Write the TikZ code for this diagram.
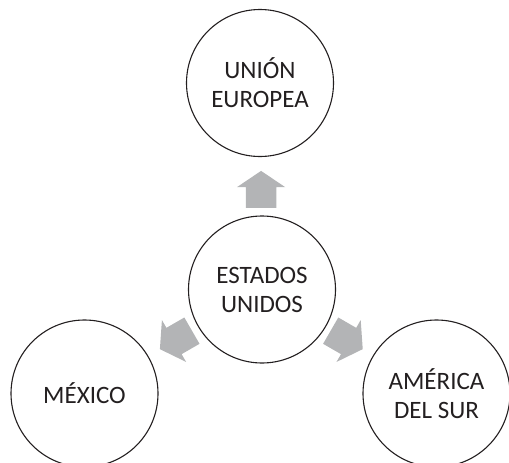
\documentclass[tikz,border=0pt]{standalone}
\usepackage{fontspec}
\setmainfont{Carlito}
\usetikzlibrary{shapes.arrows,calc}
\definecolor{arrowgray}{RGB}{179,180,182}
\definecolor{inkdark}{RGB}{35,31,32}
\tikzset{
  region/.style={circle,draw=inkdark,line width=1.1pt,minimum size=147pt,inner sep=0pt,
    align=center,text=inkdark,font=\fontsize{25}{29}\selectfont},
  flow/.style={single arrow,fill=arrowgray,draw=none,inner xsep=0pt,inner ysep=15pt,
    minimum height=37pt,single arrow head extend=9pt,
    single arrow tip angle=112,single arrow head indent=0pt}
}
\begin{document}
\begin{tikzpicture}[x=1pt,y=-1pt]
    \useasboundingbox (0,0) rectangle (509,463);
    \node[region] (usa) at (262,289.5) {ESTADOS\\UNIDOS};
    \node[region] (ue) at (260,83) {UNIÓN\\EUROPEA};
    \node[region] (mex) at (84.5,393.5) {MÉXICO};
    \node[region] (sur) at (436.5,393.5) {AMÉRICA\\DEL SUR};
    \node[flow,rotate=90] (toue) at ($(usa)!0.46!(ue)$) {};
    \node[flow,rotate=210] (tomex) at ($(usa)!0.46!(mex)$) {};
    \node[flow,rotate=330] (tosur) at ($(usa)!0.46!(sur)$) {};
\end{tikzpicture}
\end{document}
● ● ● ●
- SHORT PROBLEM:
Send back the data above word for word, with the pictures left out.

- THE RESULT:
Write the TikZ code for this diagram.
\documentclass[tikz,border=0pt]{standalone}
\usepackage{fontspec}
\setmainfont{Carlito}
\usetikzlibrary{shapes.arrows,calc}
\definecolor{arrowgray}{RGB}{179,180,182}
\definecolor{inkdark}{RGB}{35,31,32}
\tikzset{
  region/.style={circle,draw=inkdark,line width=1.1pt,minimum size=147pt,inner sep=0pt,
    align=center,text=inkdark,font=\fontsize{25}{29}\selectfont},
  flow/.style={single arrow,fill=arrowgray,draw=none,inner xsep=0pt,inner ysep=15pt,
    minimum height=37pt,single arrow head extend=9pt,
    single arrow tip angle=112,single arrow head indent=0pt}
}
\begin{document}
\begin{tikzpicture}[x=1pt,y=-1pt]
    \useasboundingbox (0,0) rectangle (509,463);
    \node[region] (usa) at (262,289.5) {ESTADOS\\UNIDOS};
    \node[region] (ue) at (260,83) {UNIÓN\\EUROPEA};
    \node[region] (mex) at (84.5,393.5) {MÉXICO};
    \node[region] (sur) at (436.5,393.5) {AMÉRICA\\DEL SUR};
    \node[flow,rotate=90] (toue) at ($(usa)!0.46!(ue)$) {};
    \node[flow,rotate=210] (tomex) at ($(usa)!0.46!(mex)$) {};
    \node[flow,rotate=330] (tosur) at ($(usa)!0.46!(sur)$) {};
\end{tikzpicture}
\end{document}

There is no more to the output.